### Entries ###

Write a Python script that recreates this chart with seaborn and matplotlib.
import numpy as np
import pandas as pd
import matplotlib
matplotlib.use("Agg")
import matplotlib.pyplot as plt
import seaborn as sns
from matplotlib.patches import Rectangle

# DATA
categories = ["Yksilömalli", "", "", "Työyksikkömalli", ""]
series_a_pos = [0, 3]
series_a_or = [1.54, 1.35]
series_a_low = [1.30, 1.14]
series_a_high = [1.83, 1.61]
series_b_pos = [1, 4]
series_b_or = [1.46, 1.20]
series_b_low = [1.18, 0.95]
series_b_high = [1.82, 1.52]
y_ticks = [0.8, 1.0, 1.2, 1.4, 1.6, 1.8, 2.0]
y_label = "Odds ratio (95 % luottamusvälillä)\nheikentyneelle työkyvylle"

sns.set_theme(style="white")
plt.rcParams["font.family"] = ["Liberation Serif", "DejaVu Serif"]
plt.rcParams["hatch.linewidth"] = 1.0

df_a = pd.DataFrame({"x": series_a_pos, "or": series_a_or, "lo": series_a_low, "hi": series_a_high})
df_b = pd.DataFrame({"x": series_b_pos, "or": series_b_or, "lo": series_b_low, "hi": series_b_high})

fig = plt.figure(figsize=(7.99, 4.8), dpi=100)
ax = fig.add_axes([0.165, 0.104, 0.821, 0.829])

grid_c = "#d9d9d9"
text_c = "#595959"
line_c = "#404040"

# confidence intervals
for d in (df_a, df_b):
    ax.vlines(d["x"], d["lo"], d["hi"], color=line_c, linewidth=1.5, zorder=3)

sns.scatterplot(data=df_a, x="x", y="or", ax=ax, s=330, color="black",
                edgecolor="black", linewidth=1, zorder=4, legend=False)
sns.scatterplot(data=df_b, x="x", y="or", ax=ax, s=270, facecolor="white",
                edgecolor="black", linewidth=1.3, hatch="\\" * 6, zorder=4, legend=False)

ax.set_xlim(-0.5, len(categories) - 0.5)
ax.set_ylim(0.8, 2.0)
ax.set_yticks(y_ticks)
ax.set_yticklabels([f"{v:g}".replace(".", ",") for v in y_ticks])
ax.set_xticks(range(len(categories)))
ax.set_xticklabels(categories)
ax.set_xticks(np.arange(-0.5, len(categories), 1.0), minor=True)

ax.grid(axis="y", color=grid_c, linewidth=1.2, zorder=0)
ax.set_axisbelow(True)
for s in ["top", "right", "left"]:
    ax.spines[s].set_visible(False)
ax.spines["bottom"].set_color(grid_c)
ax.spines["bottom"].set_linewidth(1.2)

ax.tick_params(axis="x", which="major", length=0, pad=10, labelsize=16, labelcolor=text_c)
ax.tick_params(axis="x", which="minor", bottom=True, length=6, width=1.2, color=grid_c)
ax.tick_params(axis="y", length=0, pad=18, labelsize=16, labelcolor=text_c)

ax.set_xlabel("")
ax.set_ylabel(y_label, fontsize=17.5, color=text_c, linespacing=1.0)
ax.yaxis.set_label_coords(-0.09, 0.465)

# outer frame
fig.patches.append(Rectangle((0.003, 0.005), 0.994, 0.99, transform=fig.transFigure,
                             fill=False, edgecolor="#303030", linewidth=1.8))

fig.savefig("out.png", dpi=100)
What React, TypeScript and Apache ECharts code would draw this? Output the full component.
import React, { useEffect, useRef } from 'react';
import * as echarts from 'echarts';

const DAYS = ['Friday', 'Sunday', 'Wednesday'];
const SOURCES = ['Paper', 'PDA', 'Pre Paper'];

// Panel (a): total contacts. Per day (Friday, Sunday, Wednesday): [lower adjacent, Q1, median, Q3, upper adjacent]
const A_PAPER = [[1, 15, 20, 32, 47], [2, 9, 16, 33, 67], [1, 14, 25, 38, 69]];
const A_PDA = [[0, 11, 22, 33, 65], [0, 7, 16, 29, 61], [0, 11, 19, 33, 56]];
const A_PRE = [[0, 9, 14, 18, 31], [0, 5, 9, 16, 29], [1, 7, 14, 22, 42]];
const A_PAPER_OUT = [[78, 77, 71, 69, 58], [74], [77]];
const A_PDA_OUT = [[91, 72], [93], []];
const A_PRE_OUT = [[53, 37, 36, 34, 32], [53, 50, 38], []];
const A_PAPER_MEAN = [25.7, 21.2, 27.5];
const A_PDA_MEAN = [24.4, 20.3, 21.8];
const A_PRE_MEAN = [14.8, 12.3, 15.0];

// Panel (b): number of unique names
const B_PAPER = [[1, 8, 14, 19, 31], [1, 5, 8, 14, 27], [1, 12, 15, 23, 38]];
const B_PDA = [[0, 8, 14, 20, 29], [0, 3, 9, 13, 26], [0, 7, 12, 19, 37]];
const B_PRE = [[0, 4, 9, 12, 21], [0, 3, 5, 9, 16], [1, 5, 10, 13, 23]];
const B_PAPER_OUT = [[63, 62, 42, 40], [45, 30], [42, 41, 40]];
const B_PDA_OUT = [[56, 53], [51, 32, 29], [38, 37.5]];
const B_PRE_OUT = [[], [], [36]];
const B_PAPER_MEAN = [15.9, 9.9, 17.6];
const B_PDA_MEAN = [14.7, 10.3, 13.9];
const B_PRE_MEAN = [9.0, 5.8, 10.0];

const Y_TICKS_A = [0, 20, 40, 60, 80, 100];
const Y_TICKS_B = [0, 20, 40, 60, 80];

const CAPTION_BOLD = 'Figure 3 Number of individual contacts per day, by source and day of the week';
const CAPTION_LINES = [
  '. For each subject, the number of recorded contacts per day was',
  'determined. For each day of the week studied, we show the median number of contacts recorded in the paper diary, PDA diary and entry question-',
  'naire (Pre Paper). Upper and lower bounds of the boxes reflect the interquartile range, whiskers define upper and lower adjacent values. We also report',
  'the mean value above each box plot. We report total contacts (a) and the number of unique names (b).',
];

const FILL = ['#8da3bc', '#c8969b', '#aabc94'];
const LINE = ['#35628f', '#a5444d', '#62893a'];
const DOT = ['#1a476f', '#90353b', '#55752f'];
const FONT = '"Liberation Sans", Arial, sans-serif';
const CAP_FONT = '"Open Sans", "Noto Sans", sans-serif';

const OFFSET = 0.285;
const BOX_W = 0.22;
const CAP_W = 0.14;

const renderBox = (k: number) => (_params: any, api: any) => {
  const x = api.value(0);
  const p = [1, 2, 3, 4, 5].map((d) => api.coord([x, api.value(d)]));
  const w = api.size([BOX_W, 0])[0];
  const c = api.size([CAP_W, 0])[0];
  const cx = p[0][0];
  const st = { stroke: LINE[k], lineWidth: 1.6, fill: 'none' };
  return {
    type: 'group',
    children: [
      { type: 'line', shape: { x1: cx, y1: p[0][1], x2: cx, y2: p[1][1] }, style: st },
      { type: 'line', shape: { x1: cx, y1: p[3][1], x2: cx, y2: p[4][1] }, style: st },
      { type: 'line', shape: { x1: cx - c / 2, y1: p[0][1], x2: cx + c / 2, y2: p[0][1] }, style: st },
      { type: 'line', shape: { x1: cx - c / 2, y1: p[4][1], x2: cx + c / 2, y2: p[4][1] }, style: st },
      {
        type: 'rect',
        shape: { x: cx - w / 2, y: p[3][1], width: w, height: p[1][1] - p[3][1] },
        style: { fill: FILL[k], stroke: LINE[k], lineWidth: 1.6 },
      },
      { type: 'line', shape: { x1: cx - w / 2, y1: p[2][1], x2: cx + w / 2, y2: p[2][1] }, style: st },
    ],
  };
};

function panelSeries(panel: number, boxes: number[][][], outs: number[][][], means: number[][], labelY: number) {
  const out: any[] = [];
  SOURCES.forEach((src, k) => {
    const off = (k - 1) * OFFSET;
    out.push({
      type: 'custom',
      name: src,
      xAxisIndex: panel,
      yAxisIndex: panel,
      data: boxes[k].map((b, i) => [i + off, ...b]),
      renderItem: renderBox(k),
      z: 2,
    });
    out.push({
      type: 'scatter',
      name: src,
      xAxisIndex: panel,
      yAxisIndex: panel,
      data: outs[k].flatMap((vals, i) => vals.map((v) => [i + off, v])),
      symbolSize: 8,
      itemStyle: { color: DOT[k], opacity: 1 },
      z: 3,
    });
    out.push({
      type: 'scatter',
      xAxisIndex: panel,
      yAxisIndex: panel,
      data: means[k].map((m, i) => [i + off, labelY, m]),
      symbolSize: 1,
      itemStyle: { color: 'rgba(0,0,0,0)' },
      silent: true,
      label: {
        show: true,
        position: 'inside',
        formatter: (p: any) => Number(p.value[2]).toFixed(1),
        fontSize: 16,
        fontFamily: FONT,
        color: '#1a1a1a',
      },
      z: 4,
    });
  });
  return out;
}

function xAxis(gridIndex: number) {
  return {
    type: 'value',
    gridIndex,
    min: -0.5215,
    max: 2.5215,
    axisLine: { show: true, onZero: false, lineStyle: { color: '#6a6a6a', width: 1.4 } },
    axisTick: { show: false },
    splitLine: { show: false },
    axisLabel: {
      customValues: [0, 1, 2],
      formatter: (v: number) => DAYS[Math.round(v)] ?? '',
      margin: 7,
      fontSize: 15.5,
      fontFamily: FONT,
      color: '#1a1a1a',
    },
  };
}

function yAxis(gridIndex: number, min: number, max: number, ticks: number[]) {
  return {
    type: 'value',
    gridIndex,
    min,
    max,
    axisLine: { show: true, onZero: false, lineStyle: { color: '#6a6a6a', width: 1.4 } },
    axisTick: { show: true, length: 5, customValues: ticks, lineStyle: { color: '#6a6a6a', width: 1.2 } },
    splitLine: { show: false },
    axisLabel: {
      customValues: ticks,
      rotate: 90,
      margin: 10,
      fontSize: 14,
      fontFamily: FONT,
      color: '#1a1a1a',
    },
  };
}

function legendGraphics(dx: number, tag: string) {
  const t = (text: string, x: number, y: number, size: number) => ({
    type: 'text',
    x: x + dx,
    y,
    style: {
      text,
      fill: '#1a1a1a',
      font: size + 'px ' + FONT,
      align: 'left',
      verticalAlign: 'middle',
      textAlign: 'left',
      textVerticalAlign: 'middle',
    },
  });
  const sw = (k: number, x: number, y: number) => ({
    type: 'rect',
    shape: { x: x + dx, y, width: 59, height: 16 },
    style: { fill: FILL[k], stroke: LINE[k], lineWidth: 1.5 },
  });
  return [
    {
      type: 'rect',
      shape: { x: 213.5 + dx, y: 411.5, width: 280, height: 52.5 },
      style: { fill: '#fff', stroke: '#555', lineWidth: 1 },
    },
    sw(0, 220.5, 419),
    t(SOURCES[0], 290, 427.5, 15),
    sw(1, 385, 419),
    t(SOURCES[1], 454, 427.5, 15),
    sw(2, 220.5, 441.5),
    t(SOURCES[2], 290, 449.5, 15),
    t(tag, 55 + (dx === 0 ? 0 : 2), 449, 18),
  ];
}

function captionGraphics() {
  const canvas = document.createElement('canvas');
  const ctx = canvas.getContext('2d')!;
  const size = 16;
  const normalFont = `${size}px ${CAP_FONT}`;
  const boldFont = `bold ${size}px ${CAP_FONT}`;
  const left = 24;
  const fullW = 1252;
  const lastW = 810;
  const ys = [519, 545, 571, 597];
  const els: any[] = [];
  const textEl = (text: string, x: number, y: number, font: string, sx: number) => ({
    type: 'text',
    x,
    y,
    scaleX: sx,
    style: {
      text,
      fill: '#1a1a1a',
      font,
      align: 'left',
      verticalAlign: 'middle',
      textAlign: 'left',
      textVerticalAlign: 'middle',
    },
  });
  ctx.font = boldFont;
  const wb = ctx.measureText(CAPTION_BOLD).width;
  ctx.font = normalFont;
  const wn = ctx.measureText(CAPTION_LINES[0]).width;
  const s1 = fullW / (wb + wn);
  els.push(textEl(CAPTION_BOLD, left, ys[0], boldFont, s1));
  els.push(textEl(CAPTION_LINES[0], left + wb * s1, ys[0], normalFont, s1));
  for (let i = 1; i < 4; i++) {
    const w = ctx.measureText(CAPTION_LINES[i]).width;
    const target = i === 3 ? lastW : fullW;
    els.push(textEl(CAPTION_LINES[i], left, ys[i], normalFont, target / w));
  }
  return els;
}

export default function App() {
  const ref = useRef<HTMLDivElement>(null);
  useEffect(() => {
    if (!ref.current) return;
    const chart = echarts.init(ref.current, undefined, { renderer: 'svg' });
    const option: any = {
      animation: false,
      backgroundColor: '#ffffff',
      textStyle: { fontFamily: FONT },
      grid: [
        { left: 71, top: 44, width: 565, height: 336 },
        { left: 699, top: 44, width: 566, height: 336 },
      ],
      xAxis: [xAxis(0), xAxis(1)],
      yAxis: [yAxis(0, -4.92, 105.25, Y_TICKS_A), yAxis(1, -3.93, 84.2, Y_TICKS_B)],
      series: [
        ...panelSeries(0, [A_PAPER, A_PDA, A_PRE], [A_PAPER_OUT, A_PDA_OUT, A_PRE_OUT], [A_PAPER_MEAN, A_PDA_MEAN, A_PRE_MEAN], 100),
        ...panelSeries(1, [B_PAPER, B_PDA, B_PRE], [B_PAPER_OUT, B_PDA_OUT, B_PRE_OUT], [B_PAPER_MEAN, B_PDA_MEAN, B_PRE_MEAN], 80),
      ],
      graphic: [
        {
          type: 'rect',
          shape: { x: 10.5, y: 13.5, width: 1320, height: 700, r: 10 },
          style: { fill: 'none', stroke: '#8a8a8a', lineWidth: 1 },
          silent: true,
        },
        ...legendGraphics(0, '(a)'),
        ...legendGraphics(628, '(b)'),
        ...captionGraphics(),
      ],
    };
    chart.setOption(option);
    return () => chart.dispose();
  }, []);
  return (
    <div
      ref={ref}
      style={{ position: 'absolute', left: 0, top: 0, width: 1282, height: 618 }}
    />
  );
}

###

* [Given exercise]: Write out a verbatim copy of the data, beginning with its first line and ending with the line that contains "color=line_c, linewidth=1.5, zorder=3)".

* [Task solution]:
Write a Python script that recreates this chart with seaborn and matplotlib.
import numpy as np
import pandas as pd
import matplotlib
matplotlib.use("Agg")
import matplotlib.pyplot as plt
import seaborn as sns
from matplotlib.patches import Rectangle

# DATA
categories = ["Yksilömalli", "", "", "Työyksikkömalli", ""]
series_a_pos = [0, 3]
series_a_or = [1.54, 1.35]
series_a_low = [1.30, 1.14]
series_a_high = [1.83, 1.61]
series_b_pos = [1, 4]
series_b_or = [1.46, 1.20]
series_b_low = [1.18, 0.95]
series_b_high = [1.82, 1.52]
y_ticks = [0.8, 1.0, 1.2, 1.4, 1.6, 1.8, 2.0]
y_label = "Odds ratio (95 % luottamusvälillä)\nheikentyneelle työkyvylle"

sns.set_theme(style="white")
plt.rcParams["font.family"] = ["Liberation Serif", "DejaVu Serif"]
plt.rcParams["hatch.linewidth"] = 1.0

df_a = pd.DataFrame({"x": series_a_pos, "or": series_a_or, "lo": series_a_low, "hi": series_a_high})
df_b = pd.DataFrame({"x": series_b_pos, "or": series_b_or, "lo": series_b_low, "hi": series_b_high})

fig = plt.figure(figsize=(7.99, 4.8), dpi=100)
ax = fig.add_axes([0.165, 0.104, 0.821, 0.829])

grid_c = "#d9d9d9"
text_c = "#595959"
line_c = "#404040"

# confidence intervals
for d in (df_a, df_b):
    ax.vlines(d["x"], d["lo"], d["hi"], color=line_c, linewidth=1.5, zorder=3)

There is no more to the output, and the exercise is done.